Jump to: navigation, search

Similarity is a term used in computer forensics to mean that two objects have similar contents but are not identically the same.

The following two paragraphs are clearly similar but not identical:

We the People of the United States, in Order to form a more perfect Union, establish Justice, insure domestic Tranquility, provide for the common defence, promote the general Welfare, and secure the Blessings of Liberty to ourselves and our Posterity, do ordain and establish this Constitution for the United States of America.
We the People of the United States, in Order to form a more perfect Union, establish Justice, insure domestic Tranquility, provide for the common defense, promote the general Welfare, and secure the Blessings of Liberty to ourselves and our Posterity, do ordain and establish this Constitution for the United States of America.

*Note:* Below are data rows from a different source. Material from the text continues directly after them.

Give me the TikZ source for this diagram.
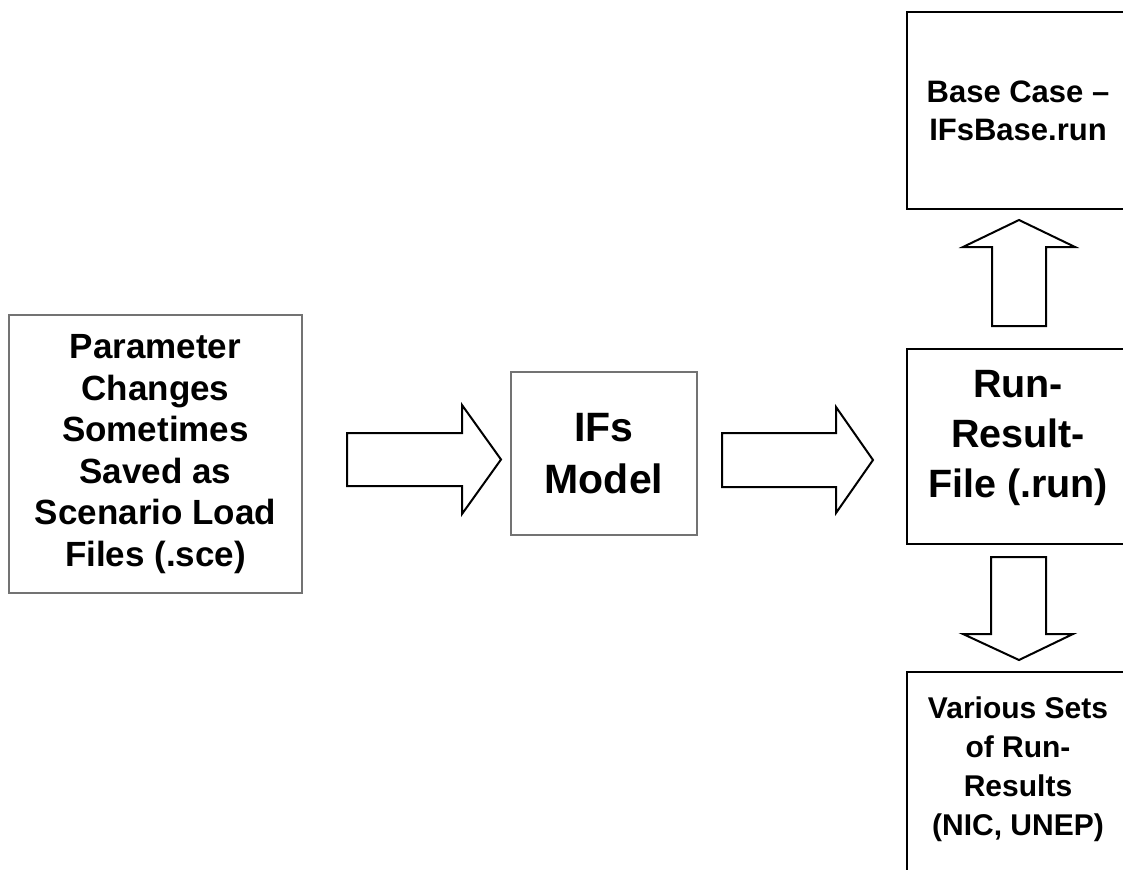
\documentclass[tikz,border=0pt]{standalone}
\usepackage{fontspec}
\setmainfont{Liberation Sans}
\begin{document}
\begin{tikzpicture}[x=1pt,y=-1pt,
  graybox/.style={draw=black!55, line width=1.2pt, fill=white, inner sep=0pt, align=center},
  blackbox/.style={draw=black, line width=1.5pt, fill=white, inner sep=0pt, align=center},
  boxtext/.style={inner sep=0pt, align=center},
  blockarrow/.style={draw=black, line width=2pt, fill=white, line join=miter}]
\useasboundingbox (0,0) rectangle (1123,869);
\clip (0,0) rectangle (1123,869);
\fill[white] (0,0) rectangle (1123,869);

% boxes
\node[graybox, minimum width=293pt, minimum height=278pt,
      font=\bfseries\fontsize{35}{41.6}\selectfont] (param) at (155.5,454)
  {Parameter\\Changes\\Sometimes\\Saved as\\Scenario Load\\Files (.sce)};
\node[graybox, minimum width=186pt, minimum height=163pt,
      font=\bfseries\fontsize{41}{52}\selectfont] (ifs) at (604,453.5)
  {IFs\\Model};
\node[blackbox, minimum width=222pt, minimum height=197pt,
      font=\bfseries\fontsize{31}{38}\selectfont] (base) at (1018,110.5)
  {Base Case --\\IFsBase.run};
\node[blackbox, minimum width=222pt, minimum height=195pt] (run) at (1018,446.5) {};
\node[boxtext, font=\bfseries\fontsize{39.5}{50}\selectfont] (runtext) at (1018,438)
  {Run-\\Result-\\File (.run)};
\node[blackbox, minimum width=222pt, minimum height=240pt] (var) at (1018,792) {};
\node[boxtext, font=\bfseries\fontsize{30}{39}\selectfont] (vartext) at (1018,769)
  {Various Sets\\of Run-\\Results\\(NIC, UNEP)};

% block arrows
\draw[blockarrow] (347,433) -- (462,433) -- (462,405) -- (501,459.5)
  -- (462,514) -- (462,486) -- (347,486) -- cycle;
\draw[blockarrow] (722,433) -- (836,433) -- (836,407) -- (873,460)
  -- (836,513) -- (836,487) -- (722,487) -- cycle;
\draw[blockarrow] (992,326) -- (992,247) -- (963,247) -- (1019,220)
  -- (1075,247) -- (1046,247) -- (1046,326) -- cycle;
\draw[blockarrow] (991,557) -- (991,634) -- (963,634) -- (1019,660)
  -- (1073,634) -- (1046,634) -- (1046,557) -- cycle;
\end{tikzpicture}
\end{document}
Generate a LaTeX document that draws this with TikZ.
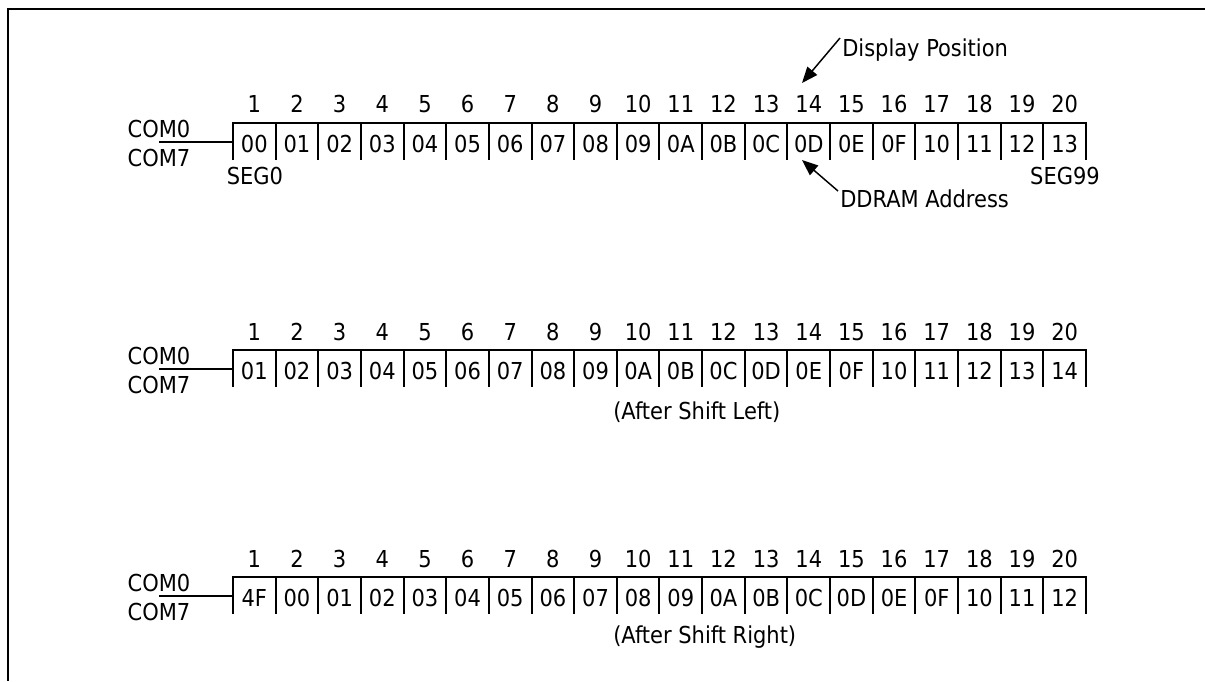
\documentclass[tikz,border=0pt]{standalone}
\usepackage{fontspec}
\setmainfont{DejaVu Sans Condensed}
\usetikzlibrary{arrows.meta}
\newcommand\ddrow[3]{% #1 name prefix, #2 top y, #3 values
  \foreach \v [count=\n] in {#3} {
    \node[lbl,anchor=base] (#1c\n) at ({233+(\n-0.5)*42.65},{#2+29}) {\v};
    \node[lbl,anchor=base] (#1n\n) at ({233+(\n-0.5)*42.65},{#2-10}) {\n};
  }
  \draw[cellline] (233,#2+37) -- (233,#2) -- (1086,#2) -- (1086,#2+37);
  \foreach \k in {1,...,19} \draw[cellline] ({233+round(\k*42.65)},#2) -- ++(0,37);
  \node[lbl,anchor=base] (#1com0) at (159,{#2+14.5}) {COM0};
  \node[lbl,anchor=base] (#1com7) at (159,{#2+43.5}) {COM7};
  \coordinate (#1s) at (159,{#2+19});
  \coordinate (#1L) at (233,{#2+19});
  \draw[comline] (#1s) -- (#1L);
}
\begin{document}
\begin{tikzpicture}[x=0.75pt,y=-0.75pt,
  lbl/.style={font=\fontsize{17.5}{20}\selectfont, inner sep=0pt},
  cellline/.style={line width=1.6pt},
  comline/.style={line width=1.1pt},
  frameline/.style={line width=1.8pt},
  pointer/.style={line width=1.1pt, -{Triangle[length=12pt,width=9.5pt]}}]
\useasboundingbox (0,0) rectangle (1205,681);
\draw[frameline] (1205,9) -- (8,9) -- (8,681);

\ddrow{a}{123}{00,01,02,03,04,05,06,07,08,09,0A,0B,0C,0D,0E,0F,10,11,12,13}
\ddrow{b}{350}{01,02,03,04,05,06,07,08,09,0A,0B,0C,0D,0E,0F,10,11,12,13,14}
\ddrow{c}{577}{4F,00,01,02,03,04,05,06,07,08,09,0A,0B,0C,0D,0E,0F,10,11,12}

\node[lbl,anchor=base] (seg0) at (255,185) {SEG0};
\node[lbl,anchor=base] (seg99) at (1065,185) {SEG99};

\node[lbl,anchor=base west] (disp) at (842,57) {Display Position};
\node[lbl,anchor=base west] (ddram) at (840,207) {DDRAM Address};
\coordinate (dispS) at (840,38);
\coordinate (dispT) at (802,83);
\coordinate (ddS) at (838,191);
\coordinate (ddT) at (802,160);
\draw[pointer] (dispS) -- (dispT);
\draw[pointer] (ddS) -- (ddT);

\node[lbl,anchor=base west] (left) at (613,419) {(After Shift Left)};
\node[lbl,anchor=base west] (right) at (613,643) {(After Shift Right)};
\end{tikzpicture}
\end{document}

In forensics there are several kinds of similarity that are of interest:

  1. Binary Similarity
  2. Textual Similarity
  3. Visual Similarity
  4. Audible Similarity
  5. Algorithmic (code) Similarity

Binary Similarity

Binary Similarity between a master object and a target objectcan be rigorously defined as the fraction of substrings that the two documents have in common divided by the total number of substrings in the master document. Notice that this implies that the similarity function does not have the commutative property. That is, BS(a,b) may not equal BS(b,a).

There are several applications for a binary similarity function:

  1. Determining that a master object is embedded in the target object.
  2. Determining if the target object is derived from the target object.

The leading similarity systems in use are are:

  • sdhash, developed by Vassil Roussev.
  • ssdeep, the first widely used binary similarity algorithm. Developed by Jesse Kornblum, this system uses a piecewise hash comparison algorithm originally developed for anti-spam systems.

Text Similarity

The leading text similarity system is:

  • sdtext, developed by Clay Sheilds.